競技の歴史の中でも数少ない偉業であり、全ての条件を満たすには安定した実力と勝負強さが欠かせません。
鈴木圭一郎はデビュー以来、数々の最年少記録を塗り替えながらタイトルを獲得してきましたが、最後まで残っていたSGを制したことで、名実ともにオートレース界のトップに君臨する存在となりました。
達成の瞬間、会場は大歓声に包まれ、SNSでも祝福の声があふれ、「史上最強レーサー」の呼び声をさらに強めました。
グランドスラム達成は単なるタイトルの揃い踏みではなく、選手としての完成を意味します。
今後は、この快挙を出発点として、さらなる連覇記録や新たな伝説を作り出していくことが期待されています。
鈴木圭一郎、グランドスラム達成はどのレース?
鈴木圭一郎選手が悲願のSGグランドスラムを達成したのは、2025年8月15日に行われた伊勢崎オートレース場での第29回オートレースグランプリ(SG)優勝戦によるものでした。

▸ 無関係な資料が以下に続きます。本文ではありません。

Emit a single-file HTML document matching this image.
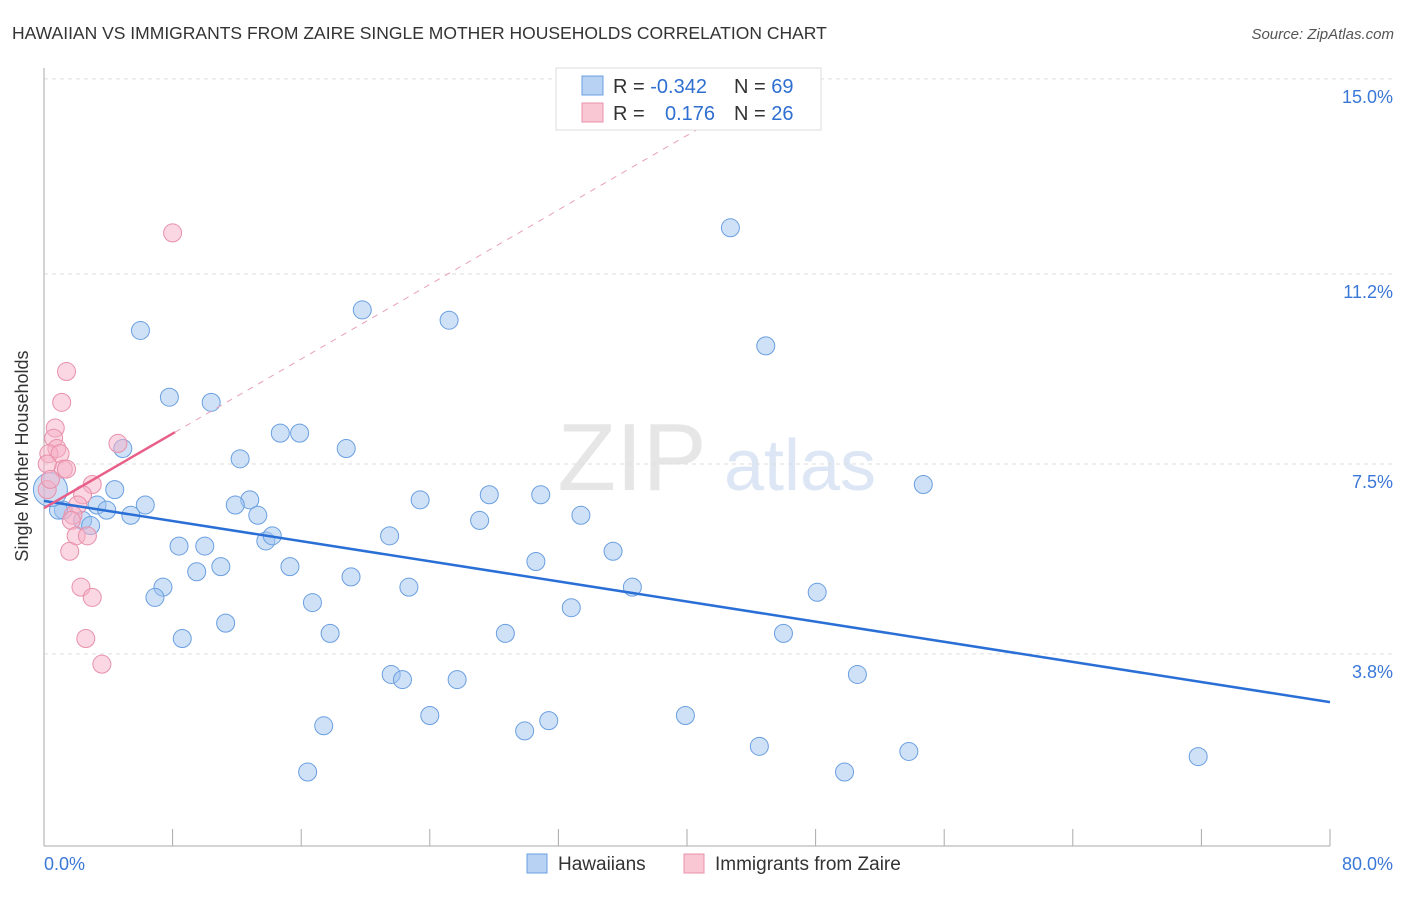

当日は湿走路での難しいコンディションながらもレースを制し、5大SGすべてに優勝という偉業を成し遂げました。
この瞬間、鈴木選手は30歳258日でグランドスラム達成という、歴代最年少記録を更新しました。
記録保持者だった片平巧氏の33歳よりも約2年早い達成となりました 。
これからの展望
年齢的にもピークを迎える30歳前後の鈴木圭一郎。
SGタイトルのさらなる積み上げ、年間勝利数の更新、そして前人未到の20連勝超えといった記録への挑戦が期待されています。
彼の走りは、単なる勝負を超えて「観る者を魅了する芸術」に近い。
オートレースという競技の魅力を体現する存在として、これからも多くの人々をレース場へ、そしてネット中継の画面へと引き寄せるでしょう。
結び — 一人の天才が描く物語


鈴木圭一郎の物語は、まだ完成していません。
ポケバイから始まり、国内最高峰のオートレースで絶対王者となった彼は、これからも記録を塗り替え続けるはずです。
その走りは、ファンにとって「夢」であり、同業者にとっては「超えなければならない壁」。
そして、未来のオートレーサーたちにとっては「目指すべき頂き」そのものです。
彼が次にどんな歴史を刻むのか—その瞬間を見届けるのは、あなたかもしれません。